Analysts at Jefferies sees continuing momentum in all segments and operating efficiencies across fixed costs, such as infrastructure and workforce. As Amazon continues to grow in scale, leverage in the model is beginning to show up in results. Investment in infrastructure (both fulfillment and AWS) and headcount decelerated in Q2 despite usage growth ahead of revenue growth as both AWS and retail achieved better infrastructure efficiencies. Continuing mix shift to 3P sales and solid ad revenue growth (at much higher margins) are helping profitability too.

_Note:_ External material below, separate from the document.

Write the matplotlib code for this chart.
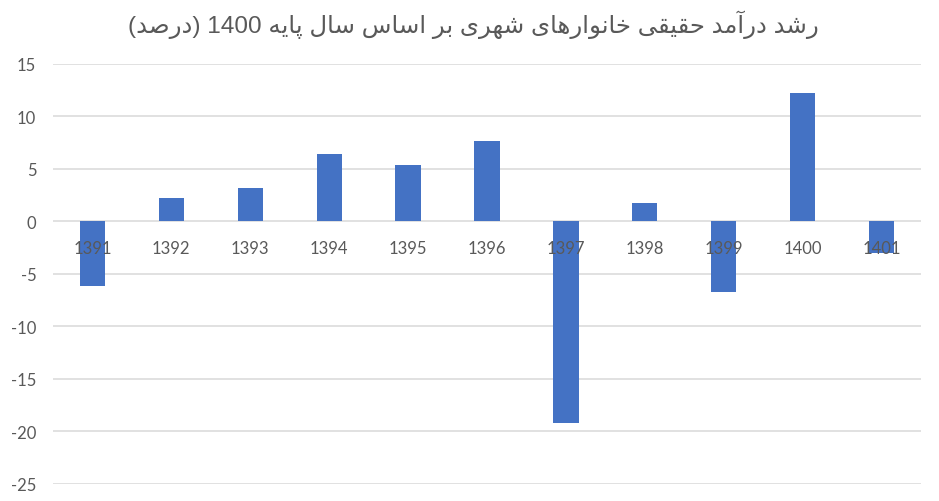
import re
import matplotlib
matplotlib.use("Agg")
import matplotlib.pyplot as plt

# داده‌ها
years = ['1391', '1392', '1393', '1394', '1395', '1396',
         '1397', '1398', '1399', '1400', '1401']
growth = [-6.1, 2.2, 3.2, 6.4, 5.4, 7.7, -19.2, 1.8, -6.7, 12.2, -3.0]
yticks = [15, 10, 5, 0, -5, -10, -15, -20, -25]
title = 'رشد درآمد حقیقی خانوارهای شهری بر اساس سال پایه 1400 (درصد)'

plt.rcParams['axes.unicode_minus'] = False

# matplotlib has no Arabic shaping, so pick presentation forms by hand
# letter: (isolated, final, initial, medial); right-joining letters have only 2
forms = {
    'ا': ('\uFE8D', '\uFE8E'), 'آ': ('\uFE81', '\uFE82'),
    'د': ('\uFEA9', '\uFEAA'), 'ر': ('\uFEAD', '\uFEAE'),
    'و': ('\uFEED', '\uFEEE'),
    'ب': ('\uFE8F', '\uFE90', '\uFE91', '\uFE92'),
    'پ': ('\uFB56', '\uFB57', '\uFB58', '\uFB59'),
    'ح': ('\uFEA1', '\uFEA2', '\uFEA3', '\uFEA4'),
    'خ': ('\uFEA5', '\uFEA6', '\uFEA7', '\uFEA8'),
    'س': ('\uFEB1', '\uFEB2', '\uFEB3', '\uFEB4'),
    'ش': ('\uFEB5', '\uFEB6', '\uFEB7', '\uFEB8'),
    'ص': ('\uFEB9', '\uFEBA', '\uFEBB', '\uFEBC'),
    'ق': ('\uFED5', '\uFED6', '\uFED7', '\uFED8'),
    'ل': ('\uFEDD', '\uFEDE', '\uFEDF', '\uFEE0'),
    'م': ('\uFEE1', '\uFEE2', '\uFEE3', '\uFEE4'),
    'ن': ('\uFEE5', '\uFEE6', '\uFEE7', '\uFEE8'),
    'ه': ('\uFEE9', '\uFEEA', '\uFEEB', '\uFEEC'),
    'ی': ('\uFBFC', '\uFBFD', '\uFBFE', '\uFBFF'),
}
lam_alef = {'ا': ('\uFEFB', '\uFEFC'), 'آ': ('\uFEF5', '\uFEF6')}


def shape(text):
    # merge lam + alef into one right-joining unit
    units = []
    i = 0
    while i < len(text):
        c = text[i]
        if c == 'ل' and i + 1 < len(text) and text[i + 1] in lam_alef:
            units.append(('LA', text[i + 1]))
            i += 2
        else:
            units.append((c, None))
            i += 1

    def dual(u):
        return u[0] in forms and len(forms[u[0]]) == 4

    def letter(u):
        return u[0] in forms or u[0] == 'LA'

    out = []
    for k, u in enumerate(units):
        prev_j = k > 0 and dual(units[k - 1])
        next_j = k + 1 < len(units) and letter(units[k + 1])
        if u[0] == 'LA':
            out.append(lam_alef[u[1]][1 if prev_j else 0])
        elif u[0] in forms:
            f = forms[u[0]]
            if len(f) == 2:
                out.append(f[1 if prev_j else 0])
            elif prev_j and next_j:
                out.append(f[3])
            elif prev_j:
                out.append(f[1])
            elif next_j:
                out.append(f[2])
            else:
                out.append(f[0])
        else:
            out.append(u[0])
    s = ''.join(out)[::-1]
    s = s.translate(str.maketrans('()', ')('))
    return re.sub(r'\d+', lambda m: m.group(0)[::-1], s)


fig = plt.figure(figsize=(9.39, 5.02), dpi=100)
ax = fig.add_axes([0.0564, 0.0339, 0.9244, 0.8367])

ax.bar(range(len(years)), growth, width=0.32, color='#4472C4', zorder=2)

ax.set_xlim(-0.5, len(years) - 0.5)
ax.set_ylim(-25, 15)
ax.set_yticks(yticks)
ax.set_xticks(range(len(years)))
ax.set_xticklabels(years)
ax.grid(axis='y', color='#D9D9D9', linewidth=1.1)
ax.set_axisbelow(True)
ax.xaxis.set_zorder(5)  # year labels sit on top of the bars

for sp in ['top', 'right', 'left']:
    ax.spines[sp].set_visible(False)
ax.spines['bottom'].set_position('zero')
ax.spines['bottom'].set_visible(False)

ax.tick_params(axis='both', length=0, labelsize=12, labelcolor='#595959')
ax.tick_params(axis='x', pad=13)
ax.tick_params(axis='y', pad=12)
for lab in ax.get_xticklabels() + ax.get_yticklabels():
    lab.set_fontfamily(['Lato', 'DejaVu Sans'])

fig.text(0.504, 0.95, shape(title), ha='center', va='center', fontsize=17.6,
         color='#595959', family=['Liberation Sans', 'DejaVu Sans'])

fig.savefig('out.png', dpi=100)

No question the company continues investing in many areas (international, AWS, ad business) and profitability will remain lumpy quarter to quarter but the Q2 print shows the power of the model at scale.
Morgan Stanley analyst Brian Nowak agrees: "We have increasing confidence that Amazon's rapidly growing, increasingly large, high-margin revenue streams (advertising, AWS, subscriptions) will drive higher profitability and continued upward estimate revisions," he said in a note to clients.
The menace from regulators
However, some analysts believe there are threats to continued growth: "there are two major risks here with Amazon: One is regulation, and one is competition," RBC Capital's Mark Mahaney on CNBC's "Power Lunch." He sees a risk from "two massive competitors" in the cloud business: Microsoft and Google.
Michael Graham, Canaccord Genuity analyst, added that Amazon is "doing a great job of developing new markets, like AWS", but also agrees there were competitive risks for the AWS cloud computing business, which he said could dislocate the stock in the short term.
Meanwhile, on the regulatory front, fears were raised when Donald Trump tweeted that Amazon is a "no-tax monopoly".
Few can argue that Amazon is domineering online sales. In addition, it is now moving aggressively into almost every industry. This leads some to predict the company will be the target of regulators. For Forbes, Amazon's market valuation is " what happens when you have a pour gasoline (economic growth) on a fire (a monopoly). The company "has to be/will be broken up".